>>>>>
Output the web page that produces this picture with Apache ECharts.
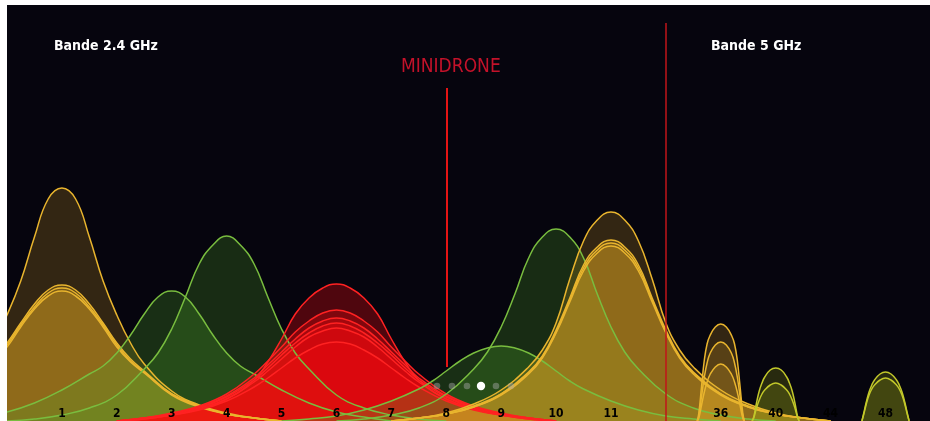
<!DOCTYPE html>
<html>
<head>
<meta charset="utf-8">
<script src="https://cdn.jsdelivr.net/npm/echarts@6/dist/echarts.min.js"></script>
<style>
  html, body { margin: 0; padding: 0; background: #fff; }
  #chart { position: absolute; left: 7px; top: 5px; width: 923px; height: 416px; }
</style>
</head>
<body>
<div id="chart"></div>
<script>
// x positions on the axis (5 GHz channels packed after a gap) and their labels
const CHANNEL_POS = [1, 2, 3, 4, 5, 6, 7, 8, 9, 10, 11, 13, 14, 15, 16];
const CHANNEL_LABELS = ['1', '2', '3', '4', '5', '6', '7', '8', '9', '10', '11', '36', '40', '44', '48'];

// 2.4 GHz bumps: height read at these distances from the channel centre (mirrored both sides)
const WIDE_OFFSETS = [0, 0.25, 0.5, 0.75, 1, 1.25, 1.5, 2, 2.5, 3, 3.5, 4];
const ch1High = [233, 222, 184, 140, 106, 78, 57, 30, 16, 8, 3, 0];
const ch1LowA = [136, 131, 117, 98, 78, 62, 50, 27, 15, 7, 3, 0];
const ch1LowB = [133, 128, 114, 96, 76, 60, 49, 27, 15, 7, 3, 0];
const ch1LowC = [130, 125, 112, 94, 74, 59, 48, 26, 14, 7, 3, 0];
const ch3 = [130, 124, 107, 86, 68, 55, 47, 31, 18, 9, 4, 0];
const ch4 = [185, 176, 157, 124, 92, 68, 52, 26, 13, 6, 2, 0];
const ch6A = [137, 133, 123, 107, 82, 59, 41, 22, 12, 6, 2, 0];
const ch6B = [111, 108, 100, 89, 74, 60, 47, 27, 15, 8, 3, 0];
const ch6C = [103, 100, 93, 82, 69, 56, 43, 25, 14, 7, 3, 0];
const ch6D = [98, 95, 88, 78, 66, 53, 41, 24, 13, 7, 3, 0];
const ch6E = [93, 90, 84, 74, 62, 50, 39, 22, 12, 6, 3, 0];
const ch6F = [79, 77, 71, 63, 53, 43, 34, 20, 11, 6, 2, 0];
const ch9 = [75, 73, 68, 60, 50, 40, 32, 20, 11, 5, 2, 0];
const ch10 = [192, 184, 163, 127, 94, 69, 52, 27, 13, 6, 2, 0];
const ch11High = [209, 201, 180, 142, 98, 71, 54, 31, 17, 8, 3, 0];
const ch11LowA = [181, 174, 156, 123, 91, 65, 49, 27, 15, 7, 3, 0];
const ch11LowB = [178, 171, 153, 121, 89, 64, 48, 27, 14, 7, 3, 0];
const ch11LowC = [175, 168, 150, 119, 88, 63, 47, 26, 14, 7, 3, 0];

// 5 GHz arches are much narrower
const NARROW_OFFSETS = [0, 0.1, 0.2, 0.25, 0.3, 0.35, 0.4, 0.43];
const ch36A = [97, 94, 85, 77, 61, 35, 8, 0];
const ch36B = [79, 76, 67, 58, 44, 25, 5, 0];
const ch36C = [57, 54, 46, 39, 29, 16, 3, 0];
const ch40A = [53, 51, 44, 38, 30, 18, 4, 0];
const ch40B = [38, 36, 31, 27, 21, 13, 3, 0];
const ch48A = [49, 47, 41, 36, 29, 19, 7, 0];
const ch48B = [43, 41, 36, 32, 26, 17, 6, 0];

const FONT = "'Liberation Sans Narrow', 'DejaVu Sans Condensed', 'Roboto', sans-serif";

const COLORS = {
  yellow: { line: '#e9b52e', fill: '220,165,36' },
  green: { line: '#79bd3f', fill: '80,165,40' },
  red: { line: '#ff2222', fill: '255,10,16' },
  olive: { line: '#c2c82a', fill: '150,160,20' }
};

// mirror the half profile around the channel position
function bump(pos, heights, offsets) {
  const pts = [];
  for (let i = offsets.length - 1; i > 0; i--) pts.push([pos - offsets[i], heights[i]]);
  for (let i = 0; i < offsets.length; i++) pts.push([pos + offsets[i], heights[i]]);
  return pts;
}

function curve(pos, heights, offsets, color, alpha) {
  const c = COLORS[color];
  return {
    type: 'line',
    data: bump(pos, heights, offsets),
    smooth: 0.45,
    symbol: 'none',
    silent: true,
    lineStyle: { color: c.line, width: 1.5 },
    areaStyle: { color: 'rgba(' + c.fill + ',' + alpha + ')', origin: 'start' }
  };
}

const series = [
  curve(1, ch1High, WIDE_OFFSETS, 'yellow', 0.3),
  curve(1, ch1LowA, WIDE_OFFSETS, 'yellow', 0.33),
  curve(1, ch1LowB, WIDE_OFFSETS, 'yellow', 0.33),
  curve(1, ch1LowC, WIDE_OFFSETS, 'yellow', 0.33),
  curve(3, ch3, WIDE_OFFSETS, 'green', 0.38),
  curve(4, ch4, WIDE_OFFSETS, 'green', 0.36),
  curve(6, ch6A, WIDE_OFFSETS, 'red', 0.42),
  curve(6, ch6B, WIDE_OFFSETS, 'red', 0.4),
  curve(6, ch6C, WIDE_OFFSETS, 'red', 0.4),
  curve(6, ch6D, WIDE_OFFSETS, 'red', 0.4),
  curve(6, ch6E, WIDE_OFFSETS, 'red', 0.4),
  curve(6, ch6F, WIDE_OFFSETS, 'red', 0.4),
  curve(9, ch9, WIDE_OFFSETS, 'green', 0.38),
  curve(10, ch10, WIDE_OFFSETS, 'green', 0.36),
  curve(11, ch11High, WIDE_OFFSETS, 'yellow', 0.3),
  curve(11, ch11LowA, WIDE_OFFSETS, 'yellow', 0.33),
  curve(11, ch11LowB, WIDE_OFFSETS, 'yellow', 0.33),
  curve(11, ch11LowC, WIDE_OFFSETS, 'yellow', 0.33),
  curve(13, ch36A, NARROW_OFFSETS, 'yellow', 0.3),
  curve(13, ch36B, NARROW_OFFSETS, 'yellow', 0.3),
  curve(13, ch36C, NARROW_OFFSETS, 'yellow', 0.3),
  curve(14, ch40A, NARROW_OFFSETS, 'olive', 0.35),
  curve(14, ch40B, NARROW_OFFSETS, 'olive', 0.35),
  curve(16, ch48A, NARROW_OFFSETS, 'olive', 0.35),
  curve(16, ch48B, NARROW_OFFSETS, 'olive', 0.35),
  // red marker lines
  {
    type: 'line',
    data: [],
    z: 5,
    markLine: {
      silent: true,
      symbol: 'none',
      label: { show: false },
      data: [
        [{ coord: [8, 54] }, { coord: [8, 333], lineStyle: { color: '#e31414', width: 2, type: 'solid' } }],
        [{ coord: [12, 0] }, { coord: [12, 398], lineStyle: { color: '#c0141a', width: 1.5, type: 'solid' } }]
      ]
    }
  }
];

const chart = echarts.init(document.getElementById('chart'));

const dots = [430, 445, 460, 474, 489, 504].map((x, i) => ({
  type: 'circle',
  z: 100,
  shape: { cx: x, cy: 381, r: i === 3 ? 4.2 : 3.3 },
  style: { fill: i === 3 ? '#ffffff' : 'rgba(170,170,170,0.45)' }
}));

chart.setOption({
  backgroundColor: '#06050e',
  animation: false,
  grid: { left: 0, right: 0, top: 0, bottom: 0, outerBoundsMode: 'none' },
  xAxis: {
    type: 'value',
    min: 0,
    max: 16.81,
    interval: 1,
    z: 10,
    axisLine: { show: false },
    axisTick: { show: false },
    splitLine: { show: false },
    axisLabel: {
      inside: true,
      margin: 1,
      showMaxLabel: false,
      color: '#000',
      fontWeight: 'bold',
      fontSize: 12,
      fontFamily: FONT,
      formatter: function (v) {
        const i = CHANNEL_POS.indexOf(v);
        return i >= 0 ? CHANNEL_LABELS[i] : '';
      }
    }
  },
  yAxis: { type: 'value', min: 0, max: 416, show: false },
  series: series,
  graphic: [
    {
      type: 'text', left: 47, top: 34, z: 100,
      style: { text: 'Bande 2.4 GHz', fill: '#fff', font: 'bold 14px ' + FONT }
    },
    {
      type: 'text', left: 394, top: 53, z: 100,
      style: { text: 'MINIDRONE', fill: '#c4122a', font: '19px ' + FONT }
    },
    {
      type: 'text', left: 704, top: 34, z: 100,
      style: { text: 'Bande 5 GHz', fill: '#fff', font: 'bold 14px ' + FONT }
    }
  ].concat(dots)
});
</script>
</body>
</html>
<<<<<
# TASK DIRECTIONS:
Output exactly the span of lines from the top of the listing through the line holding "47, 26, 14, 7, 3, 0];", and leave every picture out.

# RESULT:
Output the web page that produces this picture with Apache ECharts.
<!DOCTYPE html>
<html>
<head>
<meta charset="utf-8">
<script src="https://cdn.jsdelivr.net/npm/echarts@6/dist/echarts.min.js"></script>
<style>
  html, body { margin: 0; padding: 0; background: #fff; }
  #chart { position: absolute; left: 7px; top: 5px; width: 923px; height: 416px; }
</style>
</head>
<body>
<div id="chart"></div>
<script>
// x positions on the axis (5 GHz channels packed after a gap) and their labels
const CHANNEL_POS = [1, 2, 3, 4, 5, 6, 7, 8, 9, 10, 11, 13, 14, 15, 16];
const CHANNEL_LABELS = ['1', '2', '3', '4', '5', '6', '7', '8', '9', '10', '11', '36', '40', '44', '48'];

// 2.4 GHz bumps: height read at these distances from the channel centre (mirrored both sides)
const WIDE_OFFSETS = [0, 0.25, 0.5, 0.75, 1, 1.25, 1.5, 2, 2.5, 3, 3.5, 4];
const ch1High = [233, 222, 184, 140, 106, 78, 57, 30, 16, 8, 3, 0];
const ch1LowA = [136, 131, 117, 98, 78, 62, 50, 27, 15, 7, 3, 0];
const ch1LowB = [133, 128, 114, 96, 76, 60, 49, 27, 15, 7, 3, 0];
const ch1LowC = [130, 125, 112, 94, 74, 59, 48, 26, 14, 7, 3, 0];
const ch3 = [130, 124, 107, 86, 68, 55, 47, 31, 18, 9, 4, 0];
const ch4 = [185, 176, 157, 124, 92, 68, 52, 26, 13, 6, 2, 0];
const ch6A = [137, 133, 123, 107, 82, 59, 41, 22, 12, 6, 2, 0];
const ch6B = [111, 108, 100, 89, 74, 60, 47, 27, 15, 8, 3, 0];
const ch6C = [103, 100, 93, 82, 69, 56, 43, 25, 14, 7, 3, 0];
const ch6D = [98, 95, 88, 78, 66, 53, 41, 24, 13, 7, 3, 0];
const ch6E = [93, 90, 84, 74, 62, 50, 39, 22, 12, 6, 3, 0];
const ch6F = [79, 77, 71, 63, 53, 43, 34, 20, 11, 6, 2, 0];
const ch9 = [75, 73, 68, 60, 50, 40, 32, 20, 11, 5, 2, 0];
const ch10 = [192, 184, 163, 127, 94, 69, 52, 27, 13, 6, 2, 0];
const ch11High = [209, 201, 180, 142, 98, 71, 54, 31, 17, 8, 3, 0];
const ch11LowA = [181, 174, 156, 123, 91, 65, 49, 27, 15, 7, 3, 0];
const ch11LowB = [178, 171, 153, 121, 89, 64, 48, 27, 14, 7, 3, 0];
const ch11LowC = [175, 168, 150, 119, 88, 63, 47, 26, 14, 7, 3, 0];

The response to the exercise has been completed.